Not that you should need to in the US, where a shitty public drinking fountain experience is technically against the law! The Americans with Disabilities Act requires them to shoot a stream of water at least four inches high. Also, controls “shall not require tight grasping, pinching, or twisting of the wrist,” and a fountain can’t take more than five pounds of force from a single hand to operate.

So, before you blame that button, maybe let your local parks department know it needs fixed?

Photo by Amelia Holowaty Krales / The Verge

Purely physical drinking fountain buttons may not stick around forever. Some refrigerated indoor water fountains already use microswitches and solenoids to dispense their product, and many water bottle fillers use hands-free sensors instead of buttons.
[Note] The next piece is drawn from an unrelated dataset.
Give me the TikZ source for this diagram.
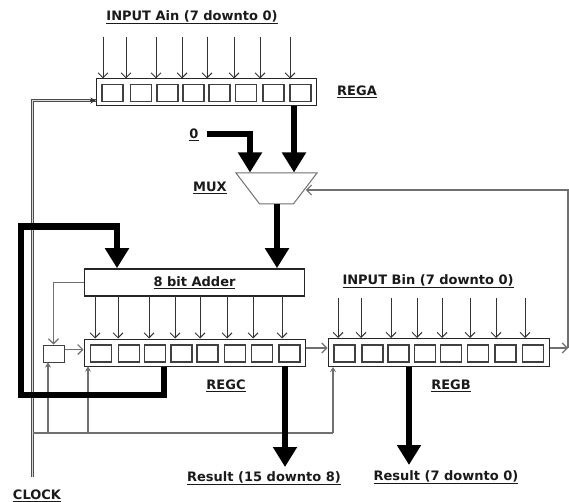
\documentclass[tikz,border=0pt]{standalone}
\usepackage{fontspec}
\setmainfont{DejaVu Sans}
\usepackage{xcolor}
\usetikzlibrary{shapes.geometric, arrows.meta, positioning}
\definecolor{wiregray}{HTML}{707070}
\definecolor{labeltext}{HTML}{1A1A1A}

\begin{document}
\begin{tikzpicture}[
    x=1pt, y=-1pt,
    regbox/.style={draw=black!85, fill=white, line width=1pt, minimum height=27pt, inner sep=0pt},
    cell/.style={draw=black!75, line width=1.1pt, minimum width=21pt, minimum height=17pt, inner sep=0pt},
    lbl/.style={font=\bfseries\fontsize{13}{15}\selectfont, text=labeltext, inner sep=0pt},
    wire/.style={-{Straight Barb[length=5pt, width=10pt]}, line width=1pt, color=black!80},
    fbwire/.style={-{Straight Barb[length=5pt, width=10pt]}, line width=1.1pt, color=wiregray},
    clkline/.style={line width=1.5pt, color=wiregray},
    clkarrow/.style={-{Stealth[length=5pt, width=6pt]}, line width=1.4pt, color=wiregray},
    clkmain/.style={line width=0.6pt, color=black!70, double=black!15, double distance=0.9pt},
    busarrow/.style={-{Triangle[length=20pt, width=23pt]}, line width=6.5pt, color=black}
]
\useasboundingbox (0,0) rectangle (569,502);

\node[regbox, minimum width=220pt] (rega) at (206,92.5) {};
\node[regbox, minimum width=221pt] (regc) at (194.5,352.5) {};
\node[regbox, minimum width=221pt, minimum height=28pt] (regb) at (438.5,352.5) {};
\node[draw=black!85, line width=1.6pt, fill=white, minimum width=220pt, minimum height=27pt, inner sep=0pt, lbl] (adder) at (194.5,282.5) {\underline{8 bit Adder}};
\node[draw=black!75, line width=1pt, minimum width=21pt, minimum height=17pt, inner sep=0pt] (carry) at (53.5,353.5) {};
\node[trapezium, shape border rotate=180, trapezium stretches=true, trapezium left angle=55, trapezium right angle=55, draw=wiregray, line width=1pt, fill=white, minimum width=81pt, minimum height=31pt, inner sep=1pt] (mux) at (276.5,188.5) {};

\foreach \x [count=\i] in {112.5,141,167.5,193.5,219.5,246,273.5,300.5}
    \node[cell] (acell\i) at (\x,93) {};
\foreach \x [count=\i] in {101,129,155,181.5,207.5,235,262,289.5}
    \node[cell] (ccell\i) at (\x,353.5) {};
\foreach \x [count=\i] in {344.5,372.5,398.5,425,451,478,505.5,533}
    \node[cell] (bcell\i) at (\x,353.5) {};

\node[lbl] (ina) at (192,17) {\underline{INPUT Ain (7 downto 0)}};
\node[lbl] (inb) at (428,281) {\underline{INPUT Bin (7 downto 0)}};
\node[lbl] (lrega) at (357,92) {\underline{REGA}};
\node[lbl] (lregc) at (226,386) {\underline{REGC}};
\node[lbl] (lregb) at (451,386) {\underline{REGB}};
\node[lbl] (zero) at (194,135) {\underline{0}};
\node[lbl] (lmux) at (210,188) {\underline{MUX}};
\node[lbl] (resc) at (264,478) {\underline{Result (15 downto 8)}};
\node[lbl] (resb) at (446,477) {\underline{Result (7 downto 0)}};
\node[lbl] (clock) at (37,496) {\underline{CLOCK}};

% data inputs
\foreach \x [count=\i] in {103,126,156,182,207,234,260,290} {
    \coordinate (ia\i) at (\x,37);
    \draw[wire] (ia\i) -- (ia\i |- rega.north);
}
\foreach \x [count=\i] in {338,361,391,417,442,470,496,525} {
    \coordinate (ib\i) at (\x,298);
    \draw[wire] (ib\i) -- (ib\i |- regb.north);
}
\foreach \x [count=\i] in {95,118,149,175,200,227,253,282} {
    \coordinate (ac\i) at (\x,296);
    \draw[wire] (ac\i) -- (ac\i |- regc.north);
}

% clock
\coordinate (clkin) at (32.5,477);
\coordinate (busl) at (32.5,433);
\coordinate (busr) at (333,433);
\coordinate (busm) at (88,433);
\coordinate (busc) at (48,433);
\draw[clkmain] (clkin) |- ([yshift=-8pt]rega.west);
\draw[-{Stealth[length=5pt, width=6pt]}, line width=1pt, color=black!80] ([yshift=-8pt,xshift=-6pt]rega.west) -- ([yshift=-8pt]rega.west);
\draw[clkline] (busl) -- (busr);
\draw[clkarrow] (busr) -- (busr |- regb.south);
\draw[clkarrow] (busm) -- (busm |- regc.south);
\draw[clkarrow] (busc) -- (busc |- carry.south);

% register to register
\coordinate (outb) at (568,348);
\draw[fbwire] (adder.west) -| (carry.north);
\draw[fbwire] ([yshift=4pt]carry.east) -- ([yshift=4pt]carry.east -| regc.west);
\draw[fbwire] (regc.east |- outb) -- (regb.west |- outb);
\draw[fbwire] (regb.east |- outb) -- (outb);
\draw[fbwire] (outb) |- ([yshift=-1.5pt]mux.east);

% wide buses
\coordinate (zstart) at (207,134);
\coordinate (zend) at (250,134);
\coordinate (fbtop) at (21,226.5);
\coordinate (fbbot) at (164,395);
\coordinate (fbadd) at (117,226.5);
\coordinate (aout) at (294,106);
\coordinate (mout) at (277,204);
\coordinate (cout) at (285,366);
\coordinate (bout) at (409,367);
\coordinate (ctip) at (285,467);
\coordinate (btip) at (409,465);
\draw[busarrow] (zstart) -| (zend |- mux.north);
\draw[busarrow] (aout) -- (aout |- mux.north);
\draw[busarrow] (mout) -- (mout |- adder.north);
\draw[busarrow] (fbbot |- regc.south) |- (fbtop |- fbbot) -- (fbtop) -| (fbadd |- adder.north);
\draw[busarrow] (cout) -- (ctip);
\draw[busarrow] (bout) -- (btip);
\end{tikzpicture}
\end{document}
Many people now pick packaged bottled water, too, even though most bottled water in the US is refiltered tap water and is not necessarily cleaner.

But Haws says that at least customers seem to have cooled on buying hands-free sensors for their normal drinking fountains now that the covid-19 pandemic has died down. “I would say people are falling back to mechanical operation more and more,” says marketing manager Mike Wilhelm. “Fewer things can go wrong, it’s easier to maintain over time.”

For now, the button is simply more reliable.